Beginning in 1965, Davis served as the editor of The Arkansas Archeologist, a post she held until 2008. From 1974–1991, she taught graduate courses on public archaeology and led the logistics, including organizing field excavation, laboratory processing, seminars and site surveys, for the Arkansas Training Program for Avocational Archaeologists to teach basic professional skills to enthusiasts. In 1995, Davis was appointed to serve on the Cultural Property Advisory Committee by President Bill Clinton and served for six years. She retired in 1999 from the University of Arkansas as a full professor and created an endowment, the Davis Internship in Public Archeology, to assist students in earning graduate degrees in anthropology. During her lifetime, she served on the boards of numerous state, regional, national and international preservation and archaeological organizations.

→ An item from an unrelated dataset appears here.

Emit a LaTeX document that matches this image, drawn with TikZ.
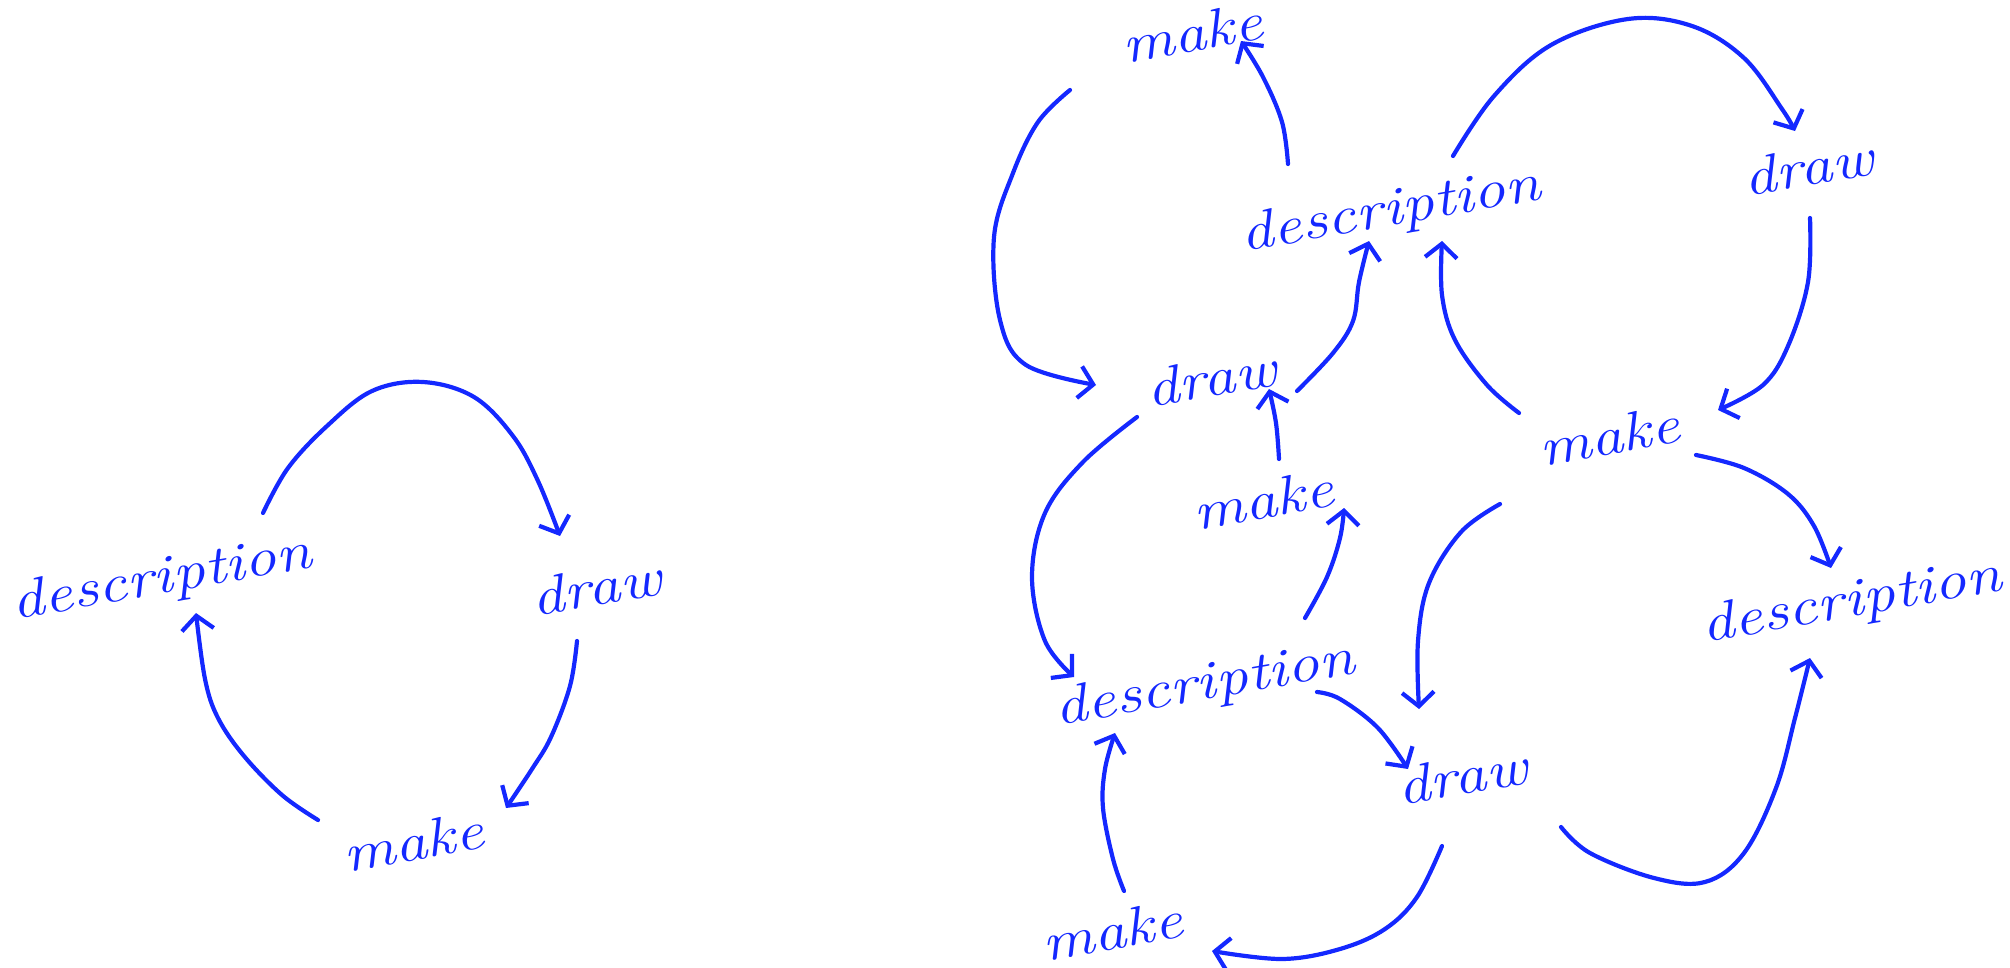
\documentclass[tikz,border=0pt]{standalone}
\usepackage{fontspec}
\usetikzlibrary{arrows.meta,calc}
\definecolor{ink}{HTML}{1428FF}
\tikzset{
  word/.style={text=ink, font=\fontsize{54}{60}\selectfont\itshape, inner sep=0pt, rotate=10, xscale=1.2, anchor=center},
  arr/.style={draw=ink, line width=4.2pt, line cap=round, line join=round,
    -{Straight Barb[length=14pt,width=32pt]}},
}
\begin{document}
\begin{tikzpicture}[x=1pt,y=-1pt]
\useasboundingbox (0,0) rectangle (2010,967);
% left cycle
\node[word] (Ldesc) at (162,580) {description};
\node[word] (Ldraw) at (596,587) {draw};
\node[word] (Lmake) at (413,842) {make};
\draw[arr] plot[smooth,tension=0.6] coordinates {($(Ldesc)+(101,-67)$) (288,468) (327,426) (372,391) (423,382) (474,397) (513,436) (538,481) ($(Ldraw)+(-36,-51)$)};
\draw[arr] plot[smooth,tension=0.6] coordinates {($(Ldraw)+(-19,54)$) (570,686) (551,737) (532,769) ($(Lmake)+(93,-34)$)};
\draw[arr] plot[smooth,tension=0.6] coordinates {($(Lmake)+(-95,-22)$) (282,795) (244,756) (218,718) (205,679) ($(Ldesc)+(34,33)$)};
% right part
\node[word] (M1) at (1192,33) {make};
\node[word] (D1) at (1391,212) {description};
\node[word] (W1) at (1808,167) {draw};
\node[word] (W2) at (1211,378) {draw};
\node[word] (M2) at (1609,436) {make};
\node[word] (M3) at (1263,500) {make};
\node[word] (D2) at (1852,603) {description};
\node[word] (D3) at (1205,686) {description};
\node[word] (W3) at (1462,776) {draw};
\node[word] (M4) at (1112,931) {make};
% B1
\draw[arr] plot[smooth,tension=0.6] coordinates {($(D1)+(-103,-48)$) (1282,122) (1263,77) ($(M1)+(49,8)$)};
% B2
\draw[arr] plot[smooth,tension=0.6] coordinates {($(M1)+(-122,57)$) (1038,122) (1013,173) (994,237) (1000,320) (1026,365) ($(W2)+(-115,7)$)};
% B3
\draw[arr] plot[smooth,tension=0.6] coordinates {($(W2)+(86,13)$) (1333,353) (1353,321) (1359,282) ($(D1)+(-22,29)$)};
% B4
\draw[arr] plot[smooth,tension=0.6] coordinates {($(D1)+(62,-56)$) (1494,96) (1551,45) (1628,19) (1692,26) (1744,58) (1782,109) ($(W1)+(-13,-36)$)};
% B5
\draw[arr] plot[smooth,tension=0.6] coordinates {($(W1)+(2,51)$) (1808,282) (1788,346) (1763,385) ($(M2)+(109,-26)$)};
% B6
\draw[arr] plot[smooth,tension=0.6] coordinates {($(M2)+(-90,-23)$) (1487,385) (1455,340) (1442,295) ($(D1)+(51,29)$)};
% B7
\draw[arr] plot[smooth,tension=0.6] coordinates {($(M3)+(16,-41)$) (1276,423) ($(W2)+(58,11)$)};
% B8
\draw[arr] plot[smooth,tension=0.6] coordinates {($(W2)+(-74,39)$) (1083,462) (1045,513) (1032,577) (1045,641) ($(D3)+(-131,-9)$)};
% B9
\draw[arr] plot[smooth,tension=0.6] coordinates {($(D3)+(100,-68)$) (1327,577) (1340,538) ($(M3)+(81,8)$)};
% B10
\draw[arr] plot[smooth,tension=0.6] coordinates {($(M2)+(87,19)$) (1744,468) (1788,494) (1814,526) ($(D2)+(-21,-35)$)};
% B11
\draw[arr] plot[smooth,tension=0.6] coordinates {($(M2)+(-109,68)$) (1461,532) (1429,583) (1418,641) ($(W3)+(-43,-67)$)};
% B12
\draw[arr] plot[smooth,tension=0.6] coordinates {($(D3)+(112,6)$) (1340,699) (1378,728) ($(W3)+(-54,-7)$)};
% B13
\draw[arr] plot[smooth,tension=0.6] coordinates {($(W3)+(99,51)$) (1590,853) (1654,878) (1705,882) (1744,853) (1776,788) (1795,718) ($(D2)+(-42,55)$)};
% B14
\draw[arr] plot[smooth,tension=0.6] coordinates {($(W3)+(-20,70)$) (1417,897) (1385,929) (1340,949) (1282,959) ($(M4)+(100,20)$)};
% B15
\draw[arr] plot[smooth,tension=0.6] coordinates {($(M4)+(12,-40)$) (1113,859) (1103,808) (1105,769) ($(D3)+(-90,47)$)};
\end{tikzpicture}
\end{document}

Davis died on December 30, 2014, in Fayetteville, Arkansas.

==Awards and honors==
In 1987, Rollins College presented Davis with an honorary doctorate and in 1996 recognized her with their Distinguished Alumna Award. In 1994, the Society of Professional Archaeologists honored her with the Seiberling Award for public service and the Society for American Archaeology presented her with the Distinguished Service Award for Excellence in Cultural Resource Management. Davis and Charles R. McGimsey were the first honorees and co-recipients of an award named in their honor by the Register of Professional Archaeologists for Distinguished Service. In 2006, she was jointly awarded, along with William Lipe, and McGimsey, the Conservation and Heritage Management Award from the Archaeological Institute of America for their national and international contributions to archaeology. Posthumously, she was inducted in the inaugural group of women into the Arkansas Women's Hall of Fame in 2015.